Sacajawea’s early life was fraught with peril. Born into a tribe of the Shoshone Native Americans, she was kidnapped by an opposing tribe at the tender age of 12. This however was not an uncommon age for anyone in untamed North America to be forced to grow up quickly and adapt to a sour turn of fortune, especially the weak, very young and old.
A French-Canadian trapper laid claim to Sacajawea upon her arrival in the opposing tribe’s village. They were married when she was barely 13. It wouldn’t be long however before fate would set Sacajawewa on the path to legend. While she was pregnant with her first child, the Lewis and Clark expedition came to her village looking for guides to lead them along their famous journey to explore the American west.
With her husband also on the journey, and after having just given birth to her son, Sacajawea, the Lewis and Clark expedition set out. Translating for the men with tribes along the way, she quickly became a popular and indispensable focal point of the trip.

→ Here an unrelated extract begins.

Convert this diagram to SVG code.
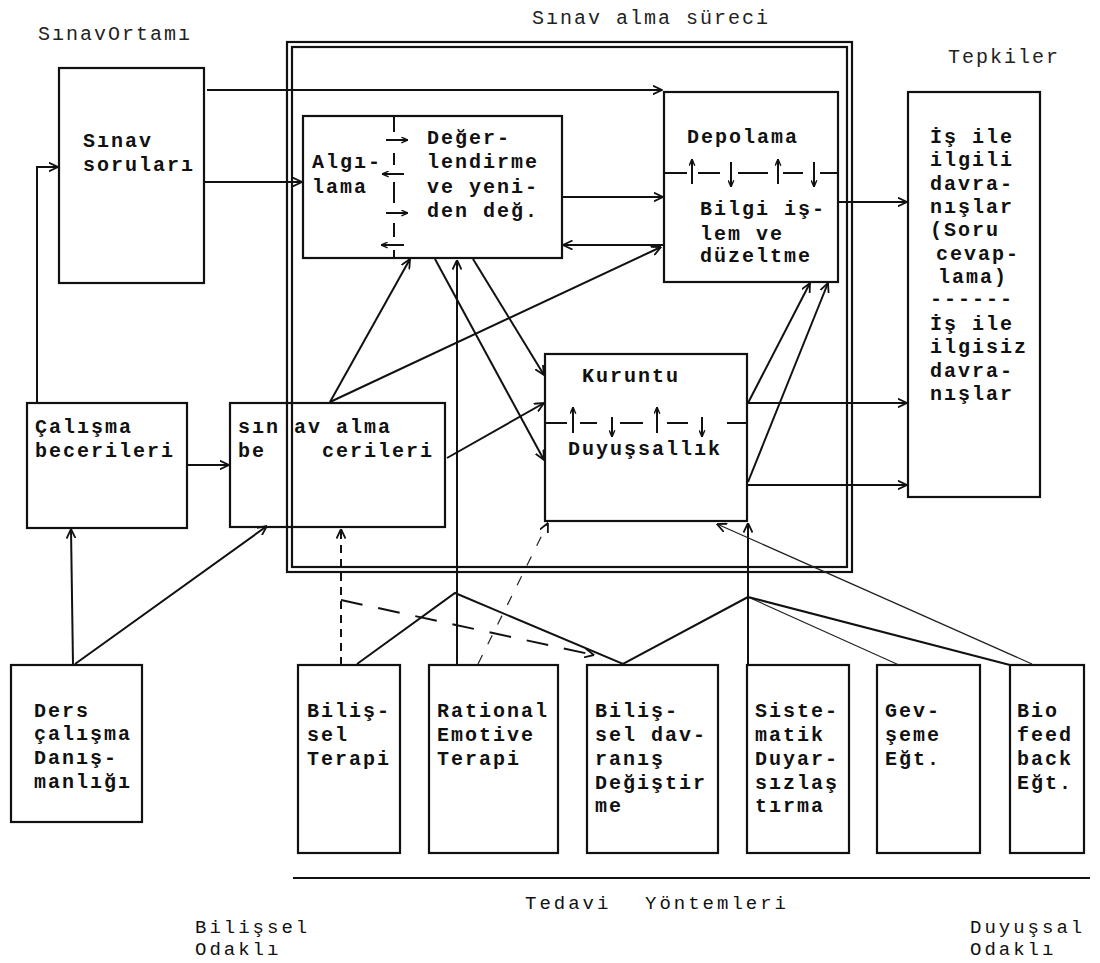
<svg xmlns="http://www.w3.org/2000/svg" width="1100" height="963" viewBox="0 0 1100 963">
<defs>
<marker id="ah" viewBox="0 0 10 10" refX="9.5" refY="5" markerWidth="10" markerHeight="10" markerUnits="userSpaceOnUse" orient="auto">
<path d="M0,0.5 L9.5,5 L0,9.5" fill="none" stroke="#111" stroke-width="1.8"/>
</marker>
<marker id="sm" viewBox="0 0 10 10" refX="9.5" refY="5" markerWidth="7" markerHeight="7" markerUnits="userSpaceOnUse" orient="auto">
<path d="M0,1 L9.5,5 L0,9" fill="none" stroke="#111" stroke-width="2"/>
</marker>
</defs>
<style>
.box{fill:none;stroke:#111;stroke-width:2.2}
.t{font-family:"Liberation Mono","DejaVu Sans Mono",monospace;font-weight:bold;font-size:20px;letter-spacing:2px;fill:#111}
.h{font-family:"Liberation Mono","DejaVu Sans Mono",monospace;font-size:20px;letter-spacing:2px;fill:#222}
.f{font-family:"Liberation Mono","DejaVu Sans Mono",monospace;font-size:19px;letter-spacing:3px;fill:#111}
.c{fill:none;stroke:#111;stroke-width:2}
.thin{fill:none;stroke:#222;stroke-width:1.2}
.arr{marker-end:url(#ah)}
.sa{marker-end:url(#sm)}
</style>
<rect width="1100" height="963" fill="#fff"/>

<g id="labels">
<text class="h" x="38" y="40">SınavOrtamı</text>
<text class="h" x="532" y="24">Sınav alma süreci</text>
<text class="h" x="948" y="63">Tepkiler</text>
</g>

<g id="sinav-alma-sureci">
<rect x="287" y="42" width="565" height="530" class="box"/>
<rect x="292" y="47" width="555" height="520" class="box"/>
</g>

<g id="sinav-sorulari">
<rect x="59" y="68" width="145" height="215" class="box"/>
<text class="t" x="83" y="147">Sınav</text>
<text class="t" x="83" y="171">soruları</text>
</g>

<g id="algilama">
<rect x="303" y="116" width="259" height="142" class="box"/>
<path class="c" d="M394,116 V132 M394,153 V165 M394,182 V203 M394,223 V237 M394,250 V258"/>
<path class="c sa" d="M386,140 H408"/>
<path class="c sa" d="M404,174 H382"/>
<path class="c sa" d="M386,213 H408"/>
<path class="c sa" d="M404,245 H381"/>
<text class="t" x="312" y="168">Algı-</text>
<text class="t" x="312" y="193">lama</text>
<text class="t" x="427" y="144">Değer-</text>
<text class="t" x="427" y="168">lendirme</text>
<text class="t" x="427" y="193">ve yeni-</text>
<text class="t" x="427" y="217">den değ.</text>
</g>

<g id="depolama">
<rect x="664" y="92" width="174" height="190" class="box"/>
<path class="c" d="M664,173 H687 M698,173 H720 M738,173 H768 M783,173 H803 M820,173 H838"/>
<path class="c sa" d="M692,184 V159"/>
<path class="c sa" d="M731,162 V187"/>
<path class="c sa" d="M778,184 V159"/>
<path class="c sa" d="M814,162 V187"/>
<text class="t" x="687" y="143">Depolama</text>
<text class="t" x="700" y="215">Bilgi iş-</text>
<text class="t" x="700" y="240">lem ve</text>
<text class="t" x="700" y="262">düzeltme</text>
</g>

<g id="tepkiler">
<rect x="908" y="92" width="132" height="405" class="box"/>
<text class="t" x="930" y="143">İş ile</text>
<text class="t" x="930" y="166">ilgili</text>
<text class="t" x="930" y="190">davra-</text>
<text class="t" x="930" y="213">nışlar</text>
<text class="t" x="930" y="236">(Soru</text>
<text class="t" x="936" y="260">cevap-</text>
<text class="t" x="938" y="283">lama)</text>
<text class="t" x="930" y="305">------</text>
<text class="t" x="930" y="330">İş ile</text>
<text class="t" x="930" y="353">ilgisiz</text>
<text class="t" x="930" y="377">davra-</text>
<text class="t" x="930" y="400">nışlar</text>
</g>

<g id="kuruntu">
<rect x="545" y="354" width="202" height="167" class="box"/>
<path class="c" d="M545,423 H567 M580,423 H597 M620,423 H643 M667,423 H688 M727,423 H747"/>
<path class="c sa" d="M573,433 V407"/>
<path class="c sa" d="M612,417 V437"/>
<path class="c sa" d="M657,433 V407"/>
<path class="c sa" d="M702,417 V437"/>
<text class="t" x="582" y="382">Kuruntu</text>
<text class="t" x="568" y="455">Duyuşsallık</text>
</g>

<g id="calisma-becerileri">
<rect x="27" y="403" width="160" height="125" class="box"/>
<text class="t" x="35" y="433">Çalışma</text>
<text class="t" x="35" y="457">becerileri</text>
</g>

<g id="sinav-alma-becerileri">
<rect x="230" y="403" width="215" height="124" class="box"/>
<text class="t" x="238" y="433">sın</text>
<text class="t" x="294" y="433">av alma</text>
<text class="t" x="238" y="457">be</text>
<text class="t" x="322" y="457">cerileri</text>
</g>

<g id="ders-calisma">
<rect x="11" y="665" width="131" height="157" class="box"/>
<text class="t" x="34" y="717">Ders</text>
<text class="t" x="34" y="740">çalışma</text>
<text class="t" x="34" y="764">Danış-</text>
<text class="t" x="34" y="788">manlığı</text>
</g>

<g id="bilissel-terapi">
<rect x="298" y="665" width="102" height="188" class="box"/>
<text class="t" x="307" y="717">Biliş-</text>
<text class="t" x="307" y="741">sel</text>
<text class="t" x="307" y="765">Terapi</text>
</g>

<g id="rational-emotive">
<rect x="429" y="665" width="129" height="188" class="box"/>
<text class="t" x="437" y="717">Rational</text>
<text class="t" x="437" y="741">Emotive</text>
<text class="t" x="437" y="765">Terapi</text>
</g>

<g id="bilissel-davranis">
<rect x="587" y="665" width="131" height="188" class="box"/>
<text class="t" x="595" y="717">Biliş-</text>
<text class="t" x="595" y="741">sel dav-</text>
<text class="t" x="595" y="765">ranış</text>
<text class="t" x="595" y="789">Değiştir</text>
<text class="t" x="595" y="812">me</text>
</g>

<g id="sistematik">
<rect x="747" y="665" width="102" height="188" class="box"/>
<text class="t" x="755" y="717">Siste-</text>
<text class="t" x="755" y="741">matik</text>
<text class="t" x="755" y="765">Duyar-</text>
<text class="t" x="755" y="789">sızlaş</text>
<text class="t" x="755" y="812">tırma</text>
</g>

<g id="gevseme">
<rect x="877" y="665" width="103" height="188" class="box"/>
<text class="t" x="885" y="717">Gev-</text>
<text class="t" x="885" y="741">şeme</text>
<text class="t" x="885" y="765">Eğt.</text>
</g>

<g id="biofeedback">
<rect x="1010" y="665" width="74" height="188" class="box"/>
<text class="t" x="1017" y="717">Bio</text>
<text class="t" x="1017" y="741">feed</text>
<text class="t" x="1017" y="765">back</text>
<text class="t" x="1017" y="789">Eğt.</text>
</g>

<g id="tedavi-yontemleri">
<path d="M293,878 H1090" stroke="#111" stroke-width="2.2" fill="none"/>
<text class="f" x="525" y="909">Tedavi</text>
<text class="f" x="645" y="909">Yöntemleri</text>
<text class="f" x="195" y="933">Bilişsel</text>
<text class="f" x="195" y="955">Odaklı</text>
<text class="f" x="970" y="933">Duyuşsal</text>
<text class="f" x="970" y="955">Odaklı</text>
</g>

<g id="connectors">
<path class="c arr" d="M207,90 H662"/>
<path class="c arr" d="M204,182 H302"/>
<path class="c arr" d="M37,403 V167 H58"/>
<path class="c arr" d="M562,197 H663"/>
<path class="c arr" d="M663,245 H563"/>
<path class="c arr" d="M838,202 H907"/>
<path class="c arr" d="M747,403 H907"/>
<path class="c arr" d="M747,485 H907"/>
<path class="c arr" d="M748,403 L810,283"/>
<path class="c arr" d="M748,482 L828,283"/>
<path class="c arr" d="M187,465 H229"/>
<path class="c arr" d="M330,402 L410,259"/>
<path class="c arr" d="M330,402 L661,247"/>
<path class="c arr" d="M447,458 L544,403"/>
<path class="c arr" d="M435,259 L544,460"/>
<path class="c arr" d="M473,259 L544,375"/>
<path class="c arr" d="M457,665 V260"/>
<path class="c" d="M357,664 L455,593 L623,664 L748,597"/>
<path class="c arr" d="M748,665 V523"/>
<path class="thin" d="M748,597 L899,665"/>
<path class="c" d="M748,597 L1010,665"/>
<path class="thin arr" d="M1032,664 L717,524"/>
<path class="c arr" d="M73,665 L71,529"/>
<path class="c arr" d="M75,664 L267,526"/>
<path class="c arr" d="M341,665 V529" stroke-dasharray="8 6" stroke-width="2.2"/>
<path class="c arr" d="M341,600 L594,655" stroke-dasharray="22 16"/>
<path class="thin arr" d="M478,664 L548,523" stroke-dasharray="10 12" stroke-width="1.6"/>
</g>
</svg>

As the group ventured into more unforgiving terrain, Sacajawea created medicinal remedies and found ways to keep the group fed until they could return to a milder climate.
Sacajawea’s intimate knowledge of what is now the western United States helped perhaps the most famous American expedition map optimal routes for travelling to and from the west coast. Indeed, one of Sacajawea’s recommendations even became a main thoroughfare for the Northern Pacific Railway.